═══ Data ═══

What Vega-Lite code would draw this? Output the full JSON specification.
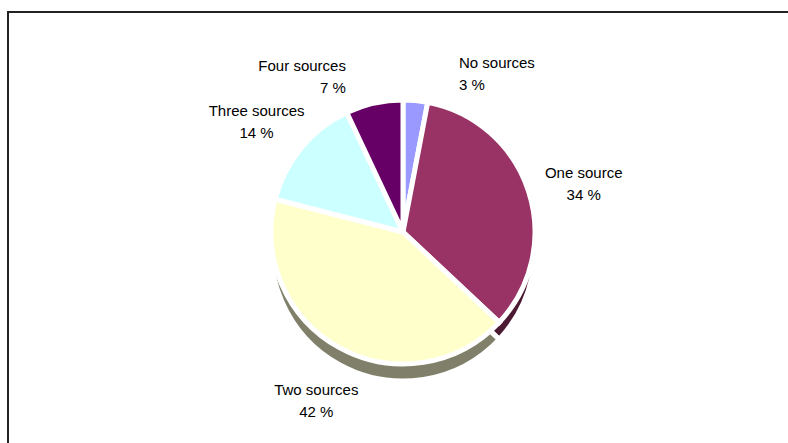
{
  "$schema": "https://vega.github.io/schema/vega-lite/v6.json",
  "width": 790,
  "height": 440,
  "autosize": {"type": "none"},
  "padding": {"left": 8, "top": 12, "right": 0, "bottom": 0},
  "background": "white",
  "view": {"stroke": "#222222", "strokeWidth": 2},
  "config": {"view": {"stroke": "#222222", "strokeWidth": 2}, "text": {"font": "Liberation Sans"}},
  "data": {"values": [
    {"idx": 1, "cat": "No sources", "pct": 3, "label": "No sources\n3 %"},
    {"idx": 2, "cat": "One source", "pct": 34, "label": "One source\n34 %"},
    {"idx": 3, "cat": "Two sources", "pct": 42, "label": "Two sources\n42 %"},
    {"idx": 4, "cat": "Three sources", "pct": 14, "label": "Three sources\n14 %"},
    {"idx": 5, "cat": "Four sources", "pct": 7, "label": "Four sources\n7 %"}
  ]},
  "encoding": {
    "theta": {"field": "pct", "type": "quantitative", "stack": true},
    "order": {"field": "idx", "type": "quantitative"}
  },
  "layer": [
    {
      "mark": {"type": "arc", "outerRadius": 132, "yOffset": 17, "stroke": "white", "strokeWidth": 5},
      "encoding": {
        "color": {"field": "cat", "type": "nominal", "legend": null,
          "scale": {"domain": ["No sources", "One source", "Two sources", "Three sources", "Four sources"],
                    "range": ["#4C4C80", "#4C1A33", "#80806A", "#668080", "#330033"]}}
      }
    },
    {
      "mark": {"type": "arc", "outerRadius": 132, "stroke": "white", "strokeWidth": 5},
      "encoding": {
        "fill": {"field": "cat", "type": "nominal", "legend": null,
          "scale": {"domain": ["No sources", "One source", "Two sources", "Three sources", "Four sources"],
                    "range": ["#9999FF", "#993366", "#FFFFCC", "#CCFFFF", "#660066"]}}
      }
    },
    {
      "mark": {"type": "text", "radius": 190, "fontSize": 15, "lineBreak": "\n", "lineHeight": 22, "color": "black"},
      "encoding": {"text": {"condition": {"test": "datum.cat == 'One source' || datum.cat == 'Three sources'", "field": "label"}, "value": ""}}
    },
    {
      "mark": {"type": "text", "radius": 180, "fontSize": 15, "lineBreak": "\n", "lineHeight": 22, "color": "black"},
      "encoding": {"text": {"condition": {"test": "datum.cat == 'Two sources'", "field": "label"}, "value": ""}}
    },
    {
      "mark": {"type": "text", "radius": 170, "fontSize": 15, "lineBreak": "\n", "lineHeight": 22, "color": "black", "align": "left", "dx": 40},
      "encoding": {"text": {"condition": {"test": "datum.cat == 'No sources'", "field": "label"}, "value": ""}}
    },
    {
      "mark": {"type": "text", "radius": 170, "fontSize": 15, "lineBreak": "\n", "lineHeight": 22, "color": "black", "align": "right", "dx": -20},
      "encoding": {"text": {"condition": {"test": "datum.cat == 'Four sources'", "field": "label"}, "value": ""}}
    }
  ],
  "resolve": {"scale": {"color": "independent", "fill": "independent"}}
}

═══

Task directions. Are you able to set down all the lines above exactly, without any pictures?

Exercise solution.
What Vega-Lite code would draw this? Output the full JSON specification.
{
  "$schema": "https://vega.github.io/schema/vega-lite/v6.json",
  "width": 790,
  "height": 440,
  "autosize": {"type": "none"},
  "padding": {"left": 8, "top": 12, "right": 0, "bottom": 0},
  "background": "white",
  "view": {"stroke": "#222222", "strokeWidth": 2},
  "config": {"view": {"stroke": "#222222", "strokeWidth": 2}, "text": {"font": "Liberation Sans"}},
  "data": {"values": [
    {"idx": 1, "cat": "No sources", "pct": 3, "label": "No sources\n3 %"},
    {"idx": 2, "cat": "One source", "pct": 34, "label": "One source\n34 %"},
    {"idx": 3, "cat": "Two sources", "pct": 42, "label": "Two sources\n42 %"},
    {"idx": 4, "cat": "Three sources", "pct": 14, "label": "Three sources\n14 %"},
    {"idx": 5, "cat": "Four sources", "pct": 7, "label": "Four sources\n7 %"}
  ]},
  "encoding": {
    "theta": {"field": "pct", "type": "quantitative", "stack": true},
    "order": {"field": "idx", "type": "quantitative"}
  },
  "layer": [
    {
      "mark": {"type": "arc", "outerRadius": 132, "yOffset": 17, "stroke": "white", "strokeWidth": 5},
      "encoding": {
        "color": {"field": "cat", "type": "nominal", "legend": null,
          "scale": {"domain": ["No sources", "One source", "Two sources", "Three sources", "Four sources"],
                    "range": ["#4C4C80", "#4C1A33", "#80806A", "#668080", "#330033"]}}
      }
    },
    {
      "mark": {"type": "arc", "outerRadius": 132, "stroke": "white", "strokeWidth": 5},
      "encoding": {
        "fill": {"field": "cat", "type": "nominal", "legend": null,
          "scale": {"domain": ["No sources", "One source", "Two sources", "Three sources", "Four sources"],
                    "range": ["#9999FF", "#993366", "#FFFFCC", "#CCFFFF", "#660066"]}}
      }
    },
    {
      "mark": {"type": "text", "radius": 190, "fontSize": 15, "lineBreak": "\n", "lineHeight": 22, "color": "black"},
      "encoding": {"text": {"condition": {"test": "datum.cat == 'One source' || datum.cat == 'Three sources'", "field": "label"}, "value": ""}}
    },
    {
      "mark": {"type": "text", "radius": 180, "fontSize": 15, "lineBreak": "\n", "lineHeight": 22, "color": "black"},
      "encoding": {"text": {"condition": {"test": "datum.cat == 'Two sources'", "field": "label"}, "value": ""}}
    },
    {
      "mark": {"type": "text", "radius": 170, "fontSize": 15, "lineBreak": "\n", "lineHeight": 22, "color": "black", "align": "left", "dx": 40},
      "encoding": {"text": {"condition": {"test": "datum.cat == 'No sources'", "field": "label"}, "value": ""}}
    },
    {
      "mark": {"type": "text", "radius": 170, "fontSize": 15, "lineBreak": "\n", "lineHeight": 22, "color": "black", "align": "right", "dx": -20},
      "encoding": {"text": {"condition": {"test": "datum.cat == 'Four sources'", "field": "label"}, "value": ""}}
    }
  ],
  "resolve": {"scale": {"color": "independent", "fill": "independent"}}
}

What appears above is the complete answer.